### What the exercise asks
Write the entries below out again exactly; any picture in them stays out.

### Data provided

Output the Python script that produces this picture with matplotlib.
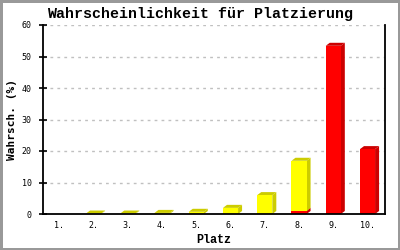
import numpy as np
import matplotlib
matplotlib.use("Agg")
import matplotlib.pyplot as plt
from matplotlib.patches import Polygon, Rectangle

# Platzierung 1..10, Wahrscheinlichkeit in %
places = np.arange(1, 11)
labels = ["1.", "2.", "3.", "4.", "5.", "6.", "7.", "8.", "9.", "10."]
red_vals = [0, 0, 0, 0, 0, 0, 0, 0.95, 53.4, 20.6]
yellow_vals = [0, 0.15, 0.15, 0.35, 0.7, 1.95, 6.0, 15.95, 0, 0]

fig = plt.figure(figsize=(4, 2.5), dpi=100)
fig.patch.set_edgecolor("#999999")
fig.patch.set_linewidth(2.5)
ax = fig.add_axes([0.1075, 0.144, 0.855, 0.756])
ax.set_xlim(0.525, 10.51)
ax.set_ylim(0, 60)

w = 0.44
# depth of the pseudo-3D bars: 4 px right, 3 px up, converted to data units
p0 = ax.transData.inverted().transform((0, 0))
p1 = ax.transData.inverted().transform((4, 3))
dx, dy = p1 - p0

bottom = np.zeros(len(places))
for vals, front, side in [(red_vals, "#ff0000", "#cc0000"),
                          (yellow_vals, "#ffff00", "#cccc00")]:
    for x, b, v in zip(places, bottom, vals):
        if v <= 0:
            continue
        x0, x1, top = x - w / 2, x + w / 2, b + v
        ax.add_patch(Polygon([(x0, top), (x1, top), (x1 + dx, top + dy), (x0 + dx, top + dy)],
                             closed=True, color=side, lw=0, zorder=3))
        ax.add_patch(Polygon([(x1, b), (x1 + dx, b + dy), (x1 + dx, top + dy), (x1, top)],
                             closed=True, color=side, lw=0, zorder=3))
        ax.add_patch(Rectangle((x0, b), w, v, color=front, lw=0, zorder=4))
    bottom = bottom + np.array(vals)

ax.set_yticks(range(0, 61, 10))
ax.set_xticks(places)
ax.set_xticklabels(labels)

for y in range(10, 61, 10):
    ax.axhline(y, color="#c0c0c0", lw=1, ls=(0, (2, 3)), zorder=1)

for s in ["left", "bottom", "right"]:
    ax.spines[s].set_linewidth(1.3)
    ax.spines[s].set_zorder(5)
ax.spines["top"].set_visible(False)

ax.tick_params(axis="y", direction="inout", length=6, width=1.2, pad=5,
               labelsize=6)
ax.tick_params(axis="x", length=0, pad=5, labelsize=6)
for t in ax.get_xticklabels() + ax.get_yticklabels():
    t.set_family("DejaVu Sans Mono")

ax.set_xlabel("Platz", fontsize=8.5, fontweight="bold", family="Liberation Mono",
              labelpad=3)
ax.set_ylabel("Wahrsch. (%)", fontsize=8, fontweight="bold", family="DejaVu Sans Mono",
              va="center")
ax.yaxis.set_label_coords(-0.09, 0.5)
fig.text(0.5, 0.944, "Wahrscheinlichkeit für Platzierung", ha="center", va="center",
         fontsize=10.8, fontweight="bold", family="Liberation Mono")

fig.savefig("out.png", dpi=100, edgecolor=fig.get_edgecolor())
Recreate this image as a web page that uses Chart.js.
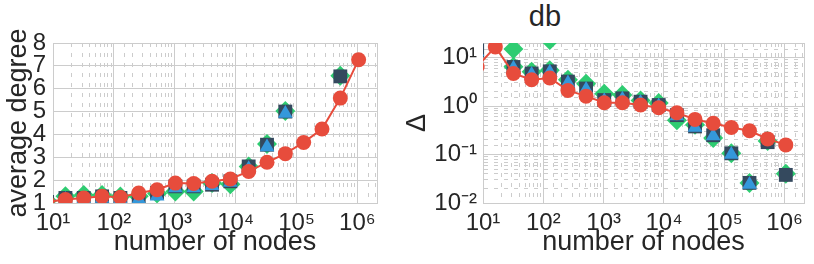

### Output
Output the Python script that produces this picture with matplotlib.
import numpy as np
import matplotlib
matplotlib.use("Agg")
import matplotlib.pyplot as plt
from matplotlib.patches import Polygon, Rectangle

# Platzierung 1..10, Wahrscheinlichkeit in %
places = np.arange(1, 11)
labels = ["1.", "2.", "3.", "4.", "5.", "6.", "7.", "8.", "9.", "10."]
red_vals = [0, 0, 0, 0, 0, 0, 0, 0.95, 53.4, 20.6]
yellow_vals = [0, 0.15, 0.15, 0.35, 0.7, 1.95, 6.0, 15.95, 0, 0]

fig = plt.figure(figsize=(4, 2.5), dpi=100)
fig.patch.set_edgecolor("#999999")
fig.patch.set_linewidth(2.5)
ax = fig.add_axes([0.1075, 0.144, 0.855, 0.756])
ax.set_xlim(0.525, 10.51)
ax.set_ylim(0, 60)

w = 0.44
# depth of the pseudo-3D bars: 4 px right, 3 px up, converted to data units
p0 = ax.transData.inverted().transform((0, 0))
p1 = ax.transData.inverted().transform((4, 3))
dx, dy = p1 - p0

bottom = np.zeros(len(places))
for vals, front, side in [(red_vals, "#ff0000", "#cc0000"),
                          (yellow_vals, "#ffff00", "#cccc00")]:
    for x, b, v in zip(places, bottom, vals):
        if v <= 0:
            continue
        x0, x1, top = x - w / 2, x + w / 2, b + v
        ax.add_patch(Polygon([(x0, top), (x1, top), (x1 + dx, top + dy), (x0 + dx, top + dy)],
                             closed=True, color=side, lw=0, zorder=3))
        ax.add_patch(Polygon([(x1, b), (x1 + dx, b + dy), (x1 + dx, top + dy), (x1, top)],
                             closed=True, color=side, lw=0, zorder=3))
        ax.add_patch(Rectangle((x0, b), w, v, color=front, lw=0, zorder=4))
    bottom = bottom + np.array(vals)

ax.set_yticks(range(0, 61, 10))
ax.set_xticks(places)
ax.set_xticklabels(labels)

for y in range(10, 61, 10):
    ax.axhline(y, color="#c0c0c0", lw=1, ls=(0, (2, 3)), zorder=1)

for s in ["left", "bottom", "right"]:
    ax.spines[s].set_linewidth(1.3)
    ax.spines[s].set_zorder(5)
ax.spines["top"].set_visible(False)

ax.tick_params(axis="y", direction="inout", length=6, width=1.2, pad=5,
               labelsize=6)
ax.tick_params(axis="x", length=0, pad=5, labelsize=6)
for t in ax.get_xticklabels() + ax.get_yticklabels():
    t.set_family("DejaVu Sans Mono")

ax.set_xlabel("Platz", fontsize=8.5, fontweight="bold", family="Liberation Mono",
              labelpad=3)
ax.set_ylabel("Wahrsch. (%)", fontsize=8, fontweight="bold", family="DejaVu Sans Mono",
              va="center")
ax.yaxis.set_label_coords(-0.09, 0.5)
fig.text(0.5, 0.944, "Wahrscheinlichkeit für Platzierung", ha="center", va="center",
         fontsize=10.8, fontweight="bold", family="Liberation Mono")

fig.savefig("out.png", dpi=100, edgecolor=fig.get_edgecolor())
Recreate this image as a web page that uses Chart.js.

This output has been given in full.